I remember a program on British TV about a man with paranoid schizophrenia. He was so concerned at the thoughts that he might kill someone, that he kept asking (unsuccessfully) to be returned, at least for treatment, to the mental institution he'd been in.
He went to a department store and ran the blade of a knife across one of the female assistants' throats - the blunt edge. Now, I suspect that it was no accident that he used the blunt edge - it's not rocket science to use the sharp edge, but more importantly he had stated that he was torn. He did not want to harm anyone, but fought against voices and the impulse to kill someone.
Yet the reporter, surely highly educated, as they tend to be in the TV and journalism business, trying to dramatize it further, was confusing his schizophrenia with psychopathy, which is completely different. Apart from being total devoid of conscience - perhaps partly because of it - psychopaths tend to be extremely well-adjusted, and are masters at learning how normal individuals react in different situations.

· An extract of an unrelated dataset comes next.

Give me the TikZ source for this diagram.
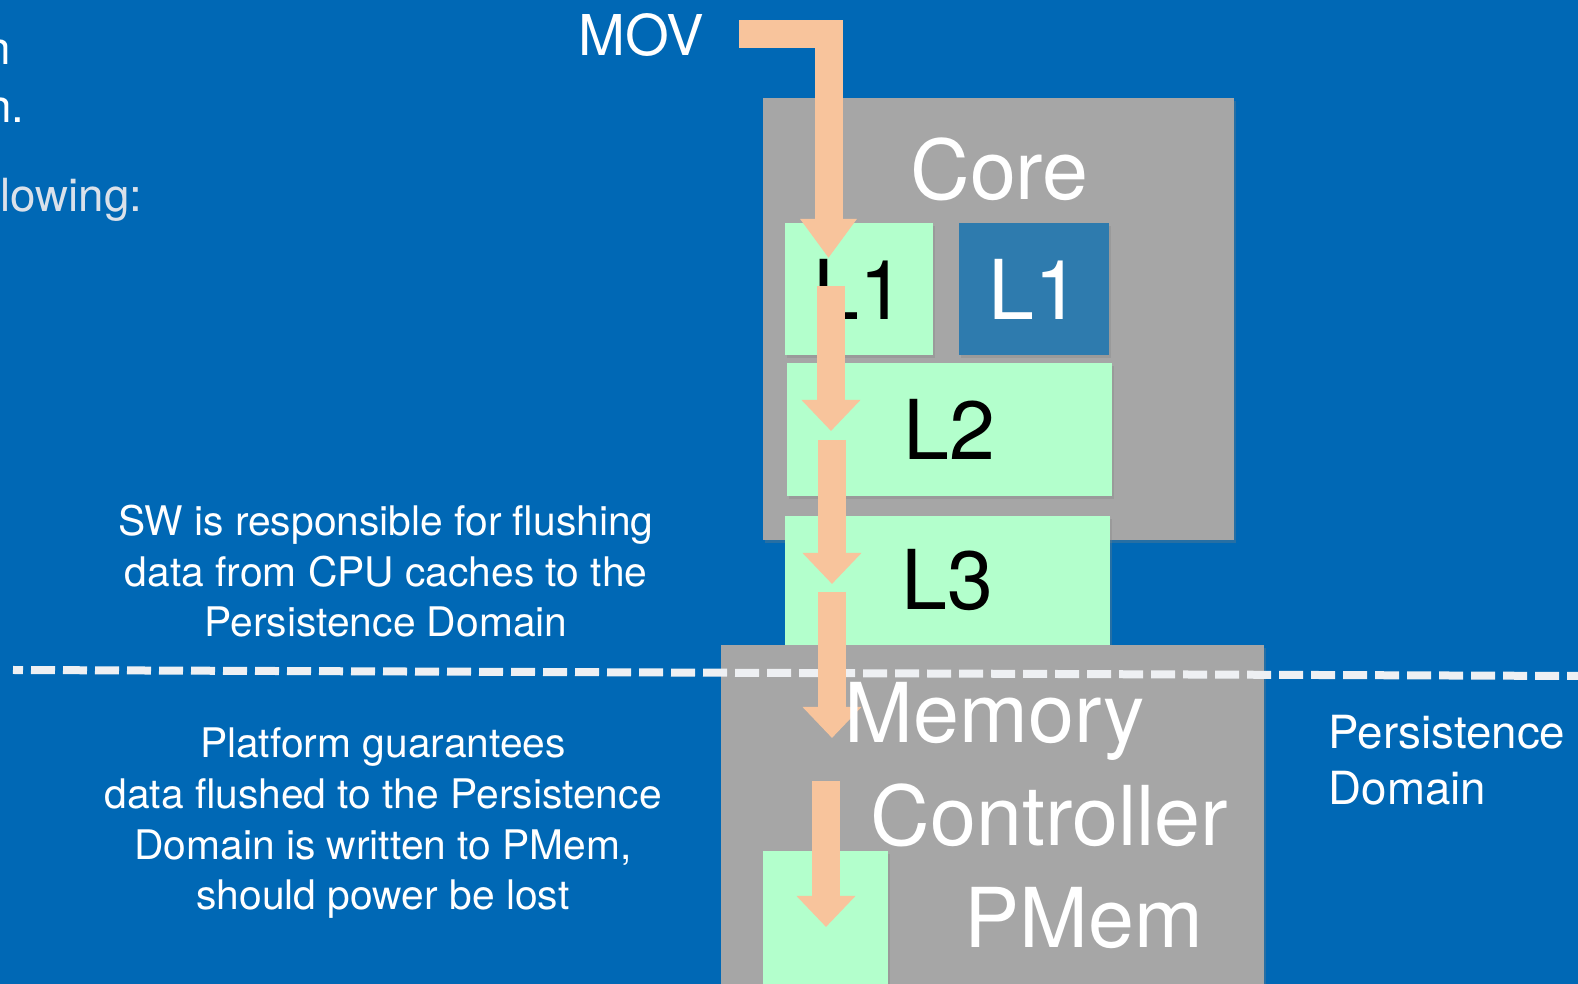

They are so well adjusted seemingly in every way, and most people so loathe to believe ill of them, that there is a relatively very high percentage of psychopaths among CEOs of large corporations. Their white-collar violence is immeasurably more subtle and diffuse than the violence of the street-level physical killer. Of course, sometimes a a person might combine paranoid schizophrenia and psychopathy, but there was no reason to believe it in that instance.